The Common Law originally developed under the auspices of the adversarial system in England from judicial decisions that were based in tradition, custom, and precedent. The form of reasoning used in common law is known as casuistry or case-based reasoning. Common law may be unwritten or written in statutes or codes. The common law, as applied in civil cases (as distinct from criminal cases), was devised as a means of compensating someone for wrongful acts known as torts, including both intentional torts and torts caused by negligence and as developing the body of law recognizing and regulating contracts. Today common law is generally thought of as applying only to civil disputes; originally it encompassed the criminal law before criminal codes were adopted in most common law jurisdictions in the late 19th century. The type of procedure practiced in common law courts is known as the adversarial system; this is also a development of the common law.

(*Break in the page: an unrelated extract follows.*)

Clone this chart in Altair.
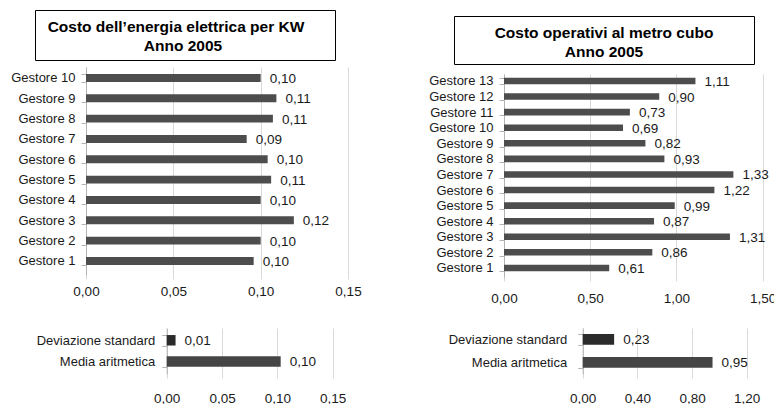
import altair as alt
import pandas as pd

FONT = "Liberation Sans"
TESTO = "#1a1a1a"
GRIGIO_ASSE = "#b3b3b3"
GRIGIO_GRIGLIA = "#d9d9d9"
LARGHEZZA, ALTEZZA = 774, 404
VIRGOLA = "replace(format({}, '.2f'), '.', ',')"

# Costo dell'energia elettrica per KW - anno 2005
energia_titolo = ["Costo dell\u2019energia elettrica per KW", "Anno 2005"]
energia_gestori = ["Gestore 1", "Gestore 2", "Gestore 3", "Gestore 4", "Gestore 5",
                   "Gestore 6", "Gestore 7", "Gestore 8", "Gestore 9", "Gestore 10"]
energia_costo = [0.096, 0.100, 0.119, 0.100, 0.106, 0.104, 0.092, 0.107, 0.109, 0.100]
energia_ticks = [0.0, 0.05, 0.10, 0.15]

# Costo operativi al metro cubo - anno 2005
operativi_titolo = ["Costo operativi al metro cubo", "Anno 2005"]
operativi_gestori = ["Gestore 1", "Gestore 2", "Gestore 3", "Gestore 4", "Gestore 5",
                     "Gestore 6", "Gestore 7", "Gestore 8", "Gestore 9", "Gestore 10",
                     "Gestore 11", "Gestore 12", "Gestore 13"]
operativi_costo = [0.61, 0.86, 1.31, 0.87, 0.99, 1.22, 1.33, 0.93, 0.82, 0.69, 0.73, 0.90, 1.11]
operativi_ticks = [0.0, 0.5, 1.0, 1.5]

# Statistiche riassuntive (dall'alto verso il basso)
statistiche = ["Deviazione standard", "Media aritmetica"]
energia_stat = [0.008, 0.103]
energia_stat_ticks = [0.0, 0.05, 0.10, 0.15]
operativi_stat = [0.23, 0.95]
operativi_stat_ticks = [0.0, 0.4, 0.8, 1.2]


def pannello(categorie, valori, ordine, ticks, xr, yr, pad_in, pad_out, allinea,
             base_asse, pad_tick, pad_cat, colore):
    dati = pd.DataFrame({"voce": categorie, "valore": valori})
    sx = alt.Scale(domain=[ticks[0], ticks[-1]], range=xr, nice=False, zero=False)
    sy = alt.Scale(domain=ordine, range=yr, paddingInner=pad_in,
                   paddingOuter=pad_out, align=allinea)
    asse_y = alt.Axis(orient="left", offset=-xr[0], title=None, grid=False,
                      domainColor=GRIGIO_ASSE, tickColor=GRIGIO_ASSE, tickSize=5,
                      tickBand="extent", labelPadding=pad_cat, labelFont=FONT,
                      labelFontSize=13, labelColor=TESTO)
    y = alt.Y("voce:N", sort=ordine, scale=sy, axis=asse_y)
    barre = alt.Chart(dati).mark_bar().encode(
        x=alt.X("valore:Q", scale=sx,
                axis=alt.Axis(orient="top", values=ticks, grid=True,
                              gridColor=GRIGIO_GRIGLIA, labels=False, ticks=False,
                              domain=False, title=None)),
        y=y,
        color=colore,
    )
    etichette = alt.Chart(dati).transform_calculate(
        testo=VIRGOLA.format("datum.valore")
    ).mark_text(align="left", baseline="middle", dx=9, dy=1, font=FONT,
                fontSize=13.5, color=TESTO).encode(
        x=alt.X("valore:Q", scale=sx,
                axis=alt.Axis(orient="bottom", offset=base_asse - ALTEZZA,
                              values=ticks, labelExpr=VIRGOLA.format("datum.value"),
                              grid=False, domain=False, tickColor=GRIGIO_GRIGLIA,
                              tickSize=4, labelPadding=pad_tick, labelFont=FONT,
                              labelFontSize=13.5, labelColor=TESTO,
                              labelFlush=False, title=None)),
        y=y,
        text="testo:N",
    )
    return alt.layer(barre, etichette).resolve_scale(x="independent")


def riquadro(righe, x0, x1, y0, y1, centri, basi):
    box = alt.Chart(pd.DataFrame({"t": [righe[0]]})).mark_rect(
        fill="white", stroke="black", strokeWidth=1
    ).encode(x=alt.value(x0), x2=alt.value(x1), y=alt.value(y0), y2=alt.value(y1))
    testi = [
        alt.Chart(pd.DataFrame({"t": [r]})).mark_text(
            font=FONT, fontSize=15.5, fontWeight="bold", baseline="alphabetic",
            align="center", color="black"
        ).encode(x=alt.value(cx), y=alt.value(by), text="t:N")
        for r, cx, by in zip(righe, centri, basi)
    ]
    return [box] + testi


colore_barre = alt.value("#4d4d4d")
colore_stat = alt.condition(alt.datum.voce == statistiche[0],
                            alt.value("#2b2b2b"), alt.value("#454545"))

p_energia = pannello(energia_gestori, energia_costo, energia_gestori[::-1], energia_ticks,
                     [86, 348], [67, 275], 0.61, 0.42, 0.41, 275, 5, 6, colore_barre)
p_operativi = pannello(operativi_gestori, operativi_costo, operativi_gestori[::-1],
                       operativi_ticks, [504, 762.7], [74, 277], 0.58, 0.305, 0.39,
                       277, 10, 6, colore_barre)
p_energia_stat = pannello(statistiche, energia_stat, statistiche, energia_stat_ticks,
                          [166.7, 332.7], [328, 374], 0.505, 0.34, 0.49, 374, 13, 7,
                          colore_stat)
p_operativi_stat = pannello(statistiche, operativi_stat, statistiche, operativi_stat_ticks,
                            [582.7, 746.7], [328, 374], 0.535, 0.27, 0.49, 374, 13, 11,
                            colore_stat)

titoli = (riquadro(energia_titolo, 35.5, 335.5, 10.5, 60.5, [176, 183], [32, 50.7])
          + riquadro(operativi_titolo, 454.5, 754.5, 16.5, 64.5, [604, 604], [37.7, 56.7]))

chart = alt.layer(
    *titoli, p_energia, p_operativi, p_energia_stat, p_operativi_stat
).resolve_scale(
    x="independent", y="independent"
).properties(
    width=LARGHEZZA, height=ALTEZZA,
    autosize=alt.AutoSizeParams(type="none"),
    padding=0, background="white",
).configure_view(stroke=None)

chart.save("out.html", embed_options={"renderer": "svg", "actions": False})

Before the institutional stability imposed on England by William Conqueror in 1066, English citizens were governed by unwritten local customs that varied from community to community and were enforced in arbitrary fashion. For example, courts generally consisted of informal public assemblies that weighed conflicting claims in a case and, if unable to reach a decision, might require an accused to test guilt or innocence by carrying a red-hot iron or snatching a stone from a caldron of boiling water or some other "test" of veracity. It the defendant's wound healed within a prescribed period, he was set free as innocent; if not, execution usually followed.

In 1154, Henry II became the first Plantagenet king. Among many achievements, Henry II institutionalized common law by creating a unified system of law "common" to the country through

§ incorporating and elevating local custom to the national,

§ ending local control and peculiarities, 

§ eliminating arbitrary remedies,

§ reinstating a jury system of citizens sworn on oath to investigate reliably criminal accusations and civil claims.

The jury reached its verdict through evaluating common local knowledge, not necessarily through the presentation of evidence, a distinguishing factor from today's civil and criminal court systems.

Henry II 's creation of a powerful and unified court system, which curbed somewhat the power of canonical (church) courts, brought him (and England) into conflict with the church, most famously, with Thomas Becket, the archbishop of Canterbury. Things were resolved eventually, at least for a time, in Henry's favor when a group of his henchmen murdered Becket. For its part, the Church soon canonized Becket as a saint.